In recent years, in order to achieve higher-speed printing and
higher-resolution printing, it becomes necessary to increase the
number of nozzles arrayed on the element substrate and the number
of nozzles driven simultaneously. Along with this, a current
flowing at the time of the printing operation increases to a
several A (ampere) order. In order to suppress a fluctuation in
power supply voltage of the element substrate, an electronic
component such as a capacitor or a power supply IC is arranged near
the element substrate.
However, the printhead element substrate is arranged near an ink
supply member, and thus when the electronic component is arranged
near the element substrate, a short circuit in power supply may be
caused by ink adhesion owing to an ink leakage from the ink supply
member. At this time, a power supply circuit or a head may be
damaged if a power supply is applied continuously without noticing
the short circuit in power supply by the ink adhesion. It is
therefore necessary to detect the ink leakage and ink adhesion
quickly. It is difficult, however, to detect the short circuit in
power supply by the ink adhesion with the above-described
temperature detection element.
SUMMARY OF THE INVENTION
The present invention makes it possible to detect an ink leakage
and ink adhesion, implementing high reliability.

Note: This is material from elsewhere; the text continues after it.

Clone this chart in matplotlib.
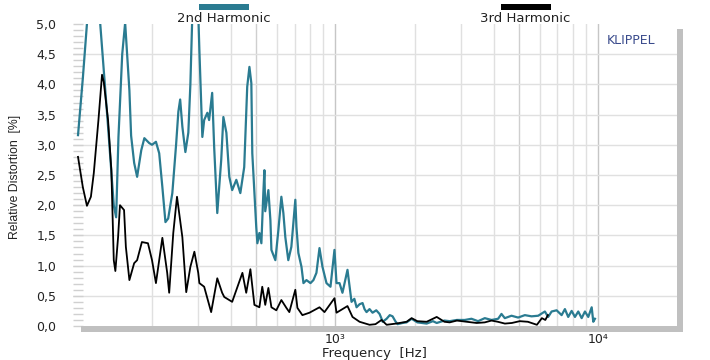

According to one aspect of the present invention, there is provided
a printhead comprising: a print element substrate that includes a
print element; and a circuit board electrically connected to the
print element substrate, wherein an ink leakage detection unit
including a first electrode and a second electrode, and configured
to detect an ink leakage is provided on the circuit board, and at
least one of the first electrode and the second electrode is
electrically connected to a terminal of the print element
substrate.
According to another aspect of the present invention, there is
provided a printing apparatus comprising: a printhead; and a
control board electrically connected to the printhead, wherein the
printhead comprises: a print element substrate that includes a
print element; and a circuit board electrically connected to the
print element substrate, wherein an ink leakage detection unit
including a first electrode and a second electrode, and configured
to detect an ink leakage is provided on the circuit board, and at
least one of the first electrode and the second electrode is
electrically connected to a terminal of the print element
substrate, wherein the print element substrate includes a
temperature detection unit configured to detect a temperature of
the print element substrate, and the temperature detection unit
includes a first terminal and a second terminal, and the first
electrode of the ink leakage detection unit is connected to the
first terminal of the temperature detection unit, and the second
electrode is connected to the second terminal, wherein the control
board includes a control circuit and a power supply circuit
configured to generate a power supply voltage applied to the
printhead, and the control circuit blocks an output of the power
supply circuit if a potential difference between a first terminal
and a second terminal of a temperature detection unit falls outside
a predetermined range.
According to another aspect of the present invention, there is
provided a printing apparatus comprising: a printhead; and a
control board electrically connected to the printhead, wherein the
printhead comprises: a print element substrate that includes a
print element; and a circuit board electrically connected to the
print element substrate, wherein an ink leakage detection unit
including a first electrode and a second electrode, and configured
to detect an ink leakage is provided on the circuit board, and at
least one of the first electrode and the second electrode is
electrically connected to a terminal of the print element
substrate, wherein the print element substrate includes a driving
element configured to drive the print element, a control gate
configured to control the driving element, and a logic circuit
configured to send a control signal to the control gate, the first
electrode of the ink leakage detection unit is connected to a power
supply terminal of the logic circuit, and the second electrode of
the ink leakage detection unit is connected to a ground terminal of
the logic circuit, wherein the control board includes a leakage
current detection circuit and a power supply circuit configured to
generate a power supply voltage applied to the printhead, and the
leakage current detection circuit blocks an output of the power
supply circuit if a current at a power supply terminal of the logic
circuit falls outside a predetermined range.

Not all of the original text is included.